*EXERCISE PROMPT:* Report, word for word, every line of the material that contains "this".

*INFORMATION PROVIDED:*
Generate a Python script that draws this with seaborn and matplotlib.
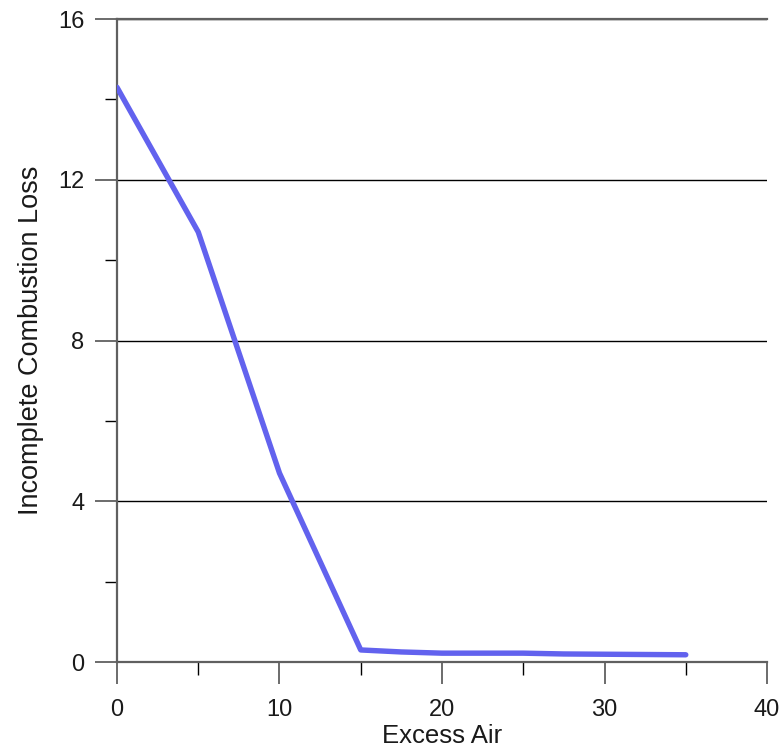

* * *

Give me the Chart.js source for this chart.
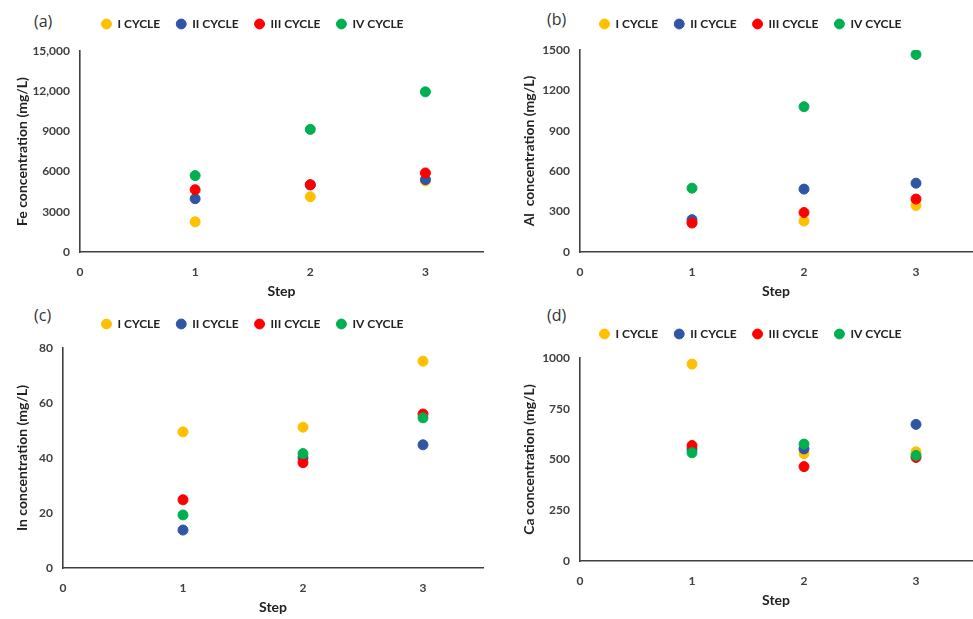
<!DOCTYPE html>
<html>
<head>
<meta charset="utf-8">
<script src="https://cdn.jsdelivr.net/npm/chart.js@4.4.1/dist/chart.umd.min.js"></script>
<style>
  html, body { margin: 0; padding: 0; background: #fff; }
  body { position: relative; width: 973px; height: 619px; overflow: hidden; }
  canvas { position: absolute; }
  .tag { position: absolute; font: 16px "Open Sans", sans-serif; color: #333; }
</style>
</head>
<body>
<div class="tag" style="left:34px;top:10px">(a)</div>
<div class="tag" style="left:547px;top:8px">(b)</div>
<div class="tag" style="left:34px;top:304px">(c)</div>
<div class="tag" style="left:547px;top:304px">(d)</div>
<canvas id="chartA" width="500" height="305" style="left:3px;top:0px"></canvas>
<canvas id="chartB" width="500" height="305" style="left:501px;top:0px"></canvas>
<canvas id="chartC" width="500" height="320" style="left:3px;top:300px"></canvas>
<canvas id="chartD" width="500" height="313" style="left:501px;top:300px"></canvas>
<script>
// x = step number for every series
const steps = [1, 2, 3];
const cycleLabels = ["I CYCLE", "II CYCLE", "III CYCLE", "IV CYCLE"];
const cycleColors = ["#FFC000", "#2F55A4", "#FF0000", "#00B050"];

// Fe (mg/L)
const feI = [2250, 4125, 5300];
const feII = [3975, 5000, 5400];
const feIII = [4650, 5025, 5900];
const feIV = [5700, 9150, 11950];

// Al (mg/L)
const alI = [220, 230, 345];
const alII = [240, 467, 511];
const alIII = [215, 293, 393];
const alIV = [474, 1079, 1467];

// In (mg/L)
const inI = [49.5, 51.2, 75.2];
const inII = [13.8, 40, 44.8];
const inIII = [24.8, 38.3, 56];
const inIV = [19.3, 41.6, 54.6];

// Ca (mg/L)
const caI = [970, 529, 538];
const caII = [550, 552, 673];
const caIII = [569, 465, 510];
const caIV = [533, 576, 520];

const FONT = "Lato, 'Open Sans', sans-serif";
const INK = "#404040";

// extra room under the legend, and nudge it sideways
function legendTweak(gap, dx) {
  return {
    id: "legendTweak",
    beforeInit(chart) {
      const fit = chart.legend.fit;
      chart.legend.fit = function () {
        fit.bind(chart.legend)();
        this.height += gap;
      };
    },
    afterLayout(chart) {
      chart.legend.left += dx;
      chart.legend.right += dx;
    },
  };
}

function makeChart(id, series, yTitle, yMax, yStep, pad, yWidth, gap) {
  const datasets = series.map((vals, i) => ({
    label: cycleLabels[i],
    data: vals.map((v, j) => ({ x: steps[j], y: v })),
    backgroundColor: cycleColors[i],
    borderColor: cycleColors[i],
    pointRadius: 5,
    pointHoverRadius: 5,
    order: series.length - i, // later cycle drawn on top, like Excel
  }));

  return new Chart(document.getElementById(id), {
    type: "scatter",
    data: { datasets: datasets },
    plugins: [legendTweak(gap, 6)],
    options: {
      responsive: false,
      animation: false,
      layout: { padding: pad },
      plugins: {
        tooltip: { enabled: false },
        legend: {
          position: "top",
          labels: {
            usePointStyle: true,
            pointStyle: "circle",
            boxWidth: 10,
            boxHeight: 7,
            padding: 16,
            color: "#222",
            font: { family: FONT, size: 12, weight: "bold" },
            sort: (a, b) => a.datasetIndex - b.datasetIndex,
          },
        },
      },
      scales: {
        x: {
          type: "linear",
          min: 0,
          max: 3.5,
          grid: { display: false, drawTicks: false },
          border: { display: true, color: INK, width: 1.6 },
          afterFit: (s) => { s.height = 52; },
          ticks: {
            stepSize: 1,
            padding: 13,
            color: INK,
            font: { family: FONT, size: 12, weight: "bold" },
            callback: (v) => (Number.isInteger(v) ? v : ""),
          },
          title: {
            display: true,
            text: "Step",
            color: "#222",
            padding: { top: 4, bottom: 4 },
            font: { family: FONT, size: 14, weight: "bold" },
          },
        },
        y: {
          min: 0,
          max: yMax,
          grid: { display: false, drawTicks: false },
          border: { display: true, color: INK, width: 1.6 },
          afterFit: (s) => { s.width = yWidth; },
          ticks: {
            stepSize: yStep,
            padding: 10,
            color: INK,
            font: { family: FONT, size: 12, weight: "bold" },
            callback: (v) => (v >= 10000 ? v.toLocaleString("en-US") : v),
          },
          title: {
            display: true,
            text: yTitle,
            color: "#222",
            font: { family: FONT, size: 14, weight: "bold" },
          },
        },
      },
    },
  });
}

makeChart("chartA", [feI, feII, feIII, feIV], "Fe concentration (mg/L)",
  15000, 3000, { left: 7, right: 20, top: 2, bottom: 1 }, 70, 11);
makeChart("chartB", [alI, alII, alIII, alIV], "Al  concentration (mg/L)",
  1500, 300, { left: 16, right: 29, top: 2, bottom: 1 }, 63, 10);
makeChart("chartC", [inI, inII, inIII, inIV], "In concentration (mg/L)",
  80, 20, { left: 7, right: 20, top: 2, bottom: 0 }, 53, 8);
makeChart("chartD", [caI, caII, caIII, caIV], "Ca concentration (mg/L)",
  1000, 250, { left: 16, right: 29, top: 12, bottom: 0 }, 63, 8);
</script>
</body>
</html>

*REPLY TO THE TASK:*
Generate a Python script that draws this with seaborn and matplotlib.
Give me the Chart.js source for this chart.
        this.height += gap;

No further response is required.